The differences are the absent traffic, the Wehrmacht uniforms and red swastikas hanging from the grandest facades. In one sinister picture – taken in the street beside the gallery – an old woman wears a yellow Star of David, the insignia that Jews were forced to display. According to critics, the organisers at the Paris Historical Library neglected to make it clear that Zucca, a respected prewar photographer, was working for the German propaganda machine.
Pierre Assouline, a writer, said in Le Monde: “In the shadows of these same streets, they were dying of hunger and cold. Raids and torture were taking place. Here we see only relaxation, joie de vivre, the nonchalance of a kind of happiness.” Christophe Girard, the deputy mayor in charge of culture, said that he found the exhibition “em-barrassing, ambiguous and poorly explained”.
Jean Derens, the director of the library, rejected the criticism, saying that everyone knew the photographer was a collaborator: “If there is a visitor who is unaware of the nature of the occupation, it’s sad, but that does not mean that everything has to be reexplained every time.” He said that the critics were not content with his leaflet, which states: “Zucca portrays a casual, even carefree Paris. He has opted for a vision that does not show . . . the queues . . . the rounding-up of Jews, posters announcing executions.” The library praises the skill of Zucca, “who played on colours like an aesthete” and chronicled the occupation privately, using rare Agfacolor film supplied by the Wehrmacht. The sunny aspect of the photos stemmed from the need to shoot the early colour film in bright light, it adds.
The exhibition reminds viewers that Paris was relatively comfortable under the Nazis because Joseph Goebbels, Hitler’s propaganda chief, decreed that the capital should be “animated and gay” to show off the “new Europe”. Theatres and cinemas were kept busy; Edith Piaf sang, and Herbert von Karajan conducted.
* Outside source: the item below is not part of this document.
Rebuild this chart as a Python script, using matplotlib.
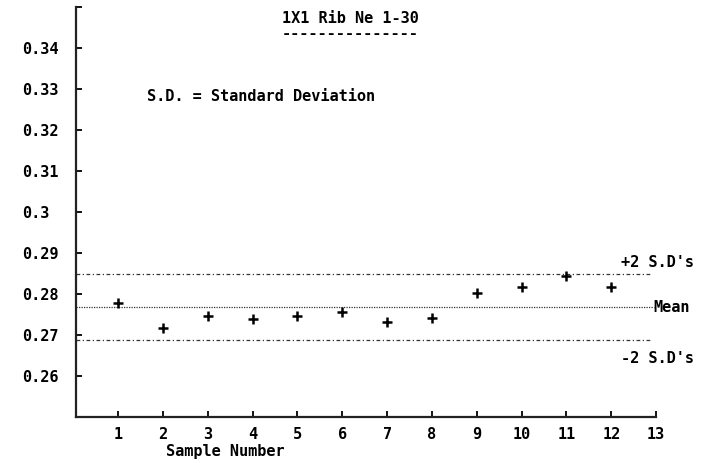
import matplotlib
matplotlib.use("Agg")
import matplotlib.pyplot as plt

# sample readings and control limits
samples = [1, 2, 3, 4, 5, 6, 7, 8, 9, 10, 11, 12]
values = [0.2778, 0.2718, 0.2747, 0.2739, 0.2747, 0.2757,
          0.2731, 0.2741, 0.2802, 0.2816, 0.2843, 0.2817]
mean_val = 0.2768
upper_2sd = 0.2848
lower_2sd = 0.2688
y_ticks = [0.26, 0.27, 0.28, 0.29, 0.30, 0.31, 0.32, 0.33, 0.34, 0.35]
y_labels = ["0.26", "0.27", "0.28", "0.29", "0.3", "0.31", "0.32", "0.33", "0.34", ""]
x_ticks = list(range(1, 14))

plt.rcParams['font.family'] = ['DejaVu Sans Mono']
plt.rcParams['font.weight'] = 'bold'
fs = 11

fig = plt.figure(figsize=(7.07, 4.63), dpi=100)
ax = fig.add_axes([0.1075, 0.0994, 0.8205, 0.8856])

ax.set_xlim(0.06, 13)
ax.set_ylim(0.25, 0.35)

line_col = '#333333'
ax.plot([0.06, 12.9], [upper_2sd, upper_2sd], color=line_col, lw=0.9,
        linestyle=(0, (3, 2, 1, 2)))
ax.plot([0.06, 12.95], [mean_val, mean_val], color=line_col, lw=0.9,
        linestyle=(0, (1, 1)))
ax.plot([0.06, 12.9], [lower_2sd, lower_2sd], color=line_col, lw=0.9,
        linestyle=(0, (3, 2, 1, 2)))

ax.plot(samples, values, linestyle='none', marker='+', color='black',
        markersize=6.5, markeredgewidth=1.8)

for s in ['top', 'right']:
    ax.spines[s].set_visible(False)
for s in ['left', 'bottom']:
    ax.spines[s].set_linewidth(1.6)
    ax.spines[s].set_color('#222222')

ax.set_yticks(y_ticks)
ax.set_yticklabels(y_labels)
for lbl in ax.get_yticklabels():
    lbl.set_horizontalalignment('left')
ax.tick_params(axis='y', direction='in', length=4, width=1.3, pad=39,
               labelsize=fs)
ax.set_xticks(x_ticks)
ax.tick_params(axis='x', direction='in', length=4, width=1.3, pad=7,
               labelsize=fs)

ax.set_xlabel("Sample Number", fontsize=fs, fontweight='bold')
ax.xaxis.set_label_coords(0.257, -0.067)

ax.text(12.95, mean_val, "Mean", fontsize=fs, ha='left', va='center')
ax.text(13.04, 0.2876, "+2 S.D's", fontsize=fs, ha='center', va='center')
ax.text(13.04, 0.2643, "-2 S.D's", fontsize=fs, ha='center', va='center')

ax.text(1.65, 0.3281, "S.D. = Standard Deviation", fontsize=fs, va='center')

ax.text(6.18, 0.3473, "1X1 Rib Ne 1-30", fontsize=fs, ha='center', va='center')
ax.text(6.18, 0.3436, "---------------", fontsize=fs, ha='center', va='center')

fig.savefig("out.png", dpi=100)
The collection, restored to the original colour with digital techniques, was bought by the city from Zucca’s family in 1985. The photographer was arrested after the 1944 liberation but never prosecuted. He worked until his death in 1976 under an assumed name as a wedding photographer west of Paris.
— The exhibition is open every day except Mondays, 11am to 7pm, at the Bibliotheque Historique de la Ville de Paris.